For many of us
who have always cast a suspicious eye on why biblical
scholars, theologians, and ministers do not have a clue
about the real life of Jesus, Dan Brown's best
seller turned blockbuster movie, The Da Vinci
Code, sheds an illuminating light on the hysteria that
maintains the mystery.
And the mystery
is that there has always been an open secret about
Jesus' sexuality that not only attacks the
pillars of Christianity but also profoundly plays into
the oppression that women--as well as LGBT
people--face today in both church and society.
And that open
secret about Jesus' sexuality--suggesting that
he was gay or married, not that the two are mutually
exclusive if Jesus was on the down low--point to
the "culture war" issues we are wrestling with
today, namely the institution of marriage, women in
the church, and gay clergy.
The debate about
Jesus' sexuality takes him from his mother's
womb to his tomb. The Christian depiction of Jesus as
a lifelong virgin who had no sexual desire and who
never engaged in sexual intercourse raises anyone's
suspicion, because by today's standards,
Jesus' homosocial environment of 12 men
suggests, according to the law of averages, that at least
one out of the bunch was gay.
Given the nature
of compulsory heterosexuality in Jewish marital laws
during Jesus' time, Jesus might have been forced to
be on the down low.
Encrypted in Da
Vinci's The Last Supper is a spiritual and
sensual narrative about both sacred feminine and
homoerotic aspects of religious life. And while many
Christian fundamentalists and evangelicals find Da
Vinci's sensuous painting blasphemous, Da
Vinci's gay male homoerotic subtext pries open
the door to the quality of the Roman Catholic Church
that gay men find both rabidly homophobic and ravenously
homoerotic.
When asked in
2002 during the Catholic Church sex scandal why so many gay
men are attracted to religious life and the priesthood, Mark
D. Jordan, professor in the religion department at
Emory University and author of The Silence of
Sodom: Homosexuality in Modern Catholicism, told
The Boston Globe:
"Homoeroticism is written into the Catholic
imagination and its institutions. Many gay believers
feel a strong calling to the priesthood or religious
life. The call doesn't seem to deny same-sex desires;
it seems instead to complete them. It is a call to act
out your manhood against social expectations, outside
heterosexual marriage and in the company of other
unmarried men.
"They are
promised an exchange of their 'disordered'
identity as outsiders for a respected and powerful
identity as an insider. They want to remain in the
beautiful, sexually ambiguous space of liturgy.
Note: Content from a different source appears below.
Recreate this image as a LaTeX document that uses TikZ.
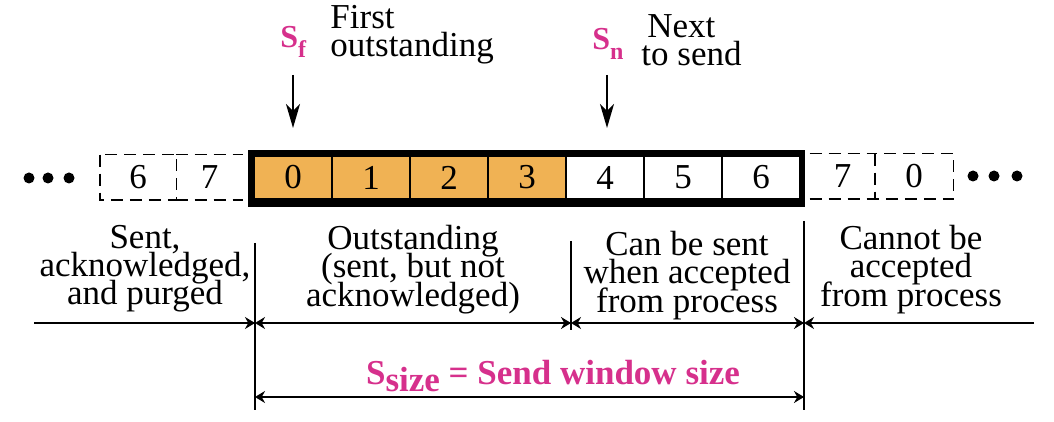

They are
drawn to public celebration of suffering that redeems [and]
they want to live in as gay a world as the Catholic
Church offers."
And let's
not forget the theological significance and homoerotic
overtones in ritual kissing that was a vital part of worship
during the early centuries of the Christian church, as
passing the peace with a hug or handshake is a vital
part of worship in today's Christian churches.
Kissing on the
lips was a way of binding a community together, and it
always followed the communal prayer, the Eucharist, or rites
of baptism and ordination. And it was permitted only
among those of the same gender.
While homophobia
in today's Christian churches is antithetical to the
early church, so too is the denigration of the sacred
feminine.
It is unlikely,
given Jewish marital customs, that Jesus was not married,
and he probably was assigned a wife long before he became an
itinerant preacher and met male and female disciples
on the road.
Even if Jesus
didn't have sex with males or females, he did tap
into the forbidden zone: his sacred feminine. The
sacred feminine is not only the life force tied to
women's ability to produce new life but is also the
power of the erotic that African-American lesbian poet Audre
Lorde depicted as "a source within each of us
that lies in a deeply female and spiritual plane,
firmly rooted in the power of our unexpressed or
unrecognized feeling."
Our sexualities
are the expressions of who we are. They are a language
and a means to communicate our spiritual need for intimate
communion--both human and divine. They're
our self-understanding through which we experience the
world.
However, the
hysteria that surrounds Jesus' sexuality forces us
all to see the walls erected in our society and in our
churches, walls that prohibit us from living freely in
our bodies and force some of us to live on the down
low.
These walls not
only contribute to the false socialization of who we are
as male and female, but they also contribute to the false
spiritualization of who we are as the body of Christ.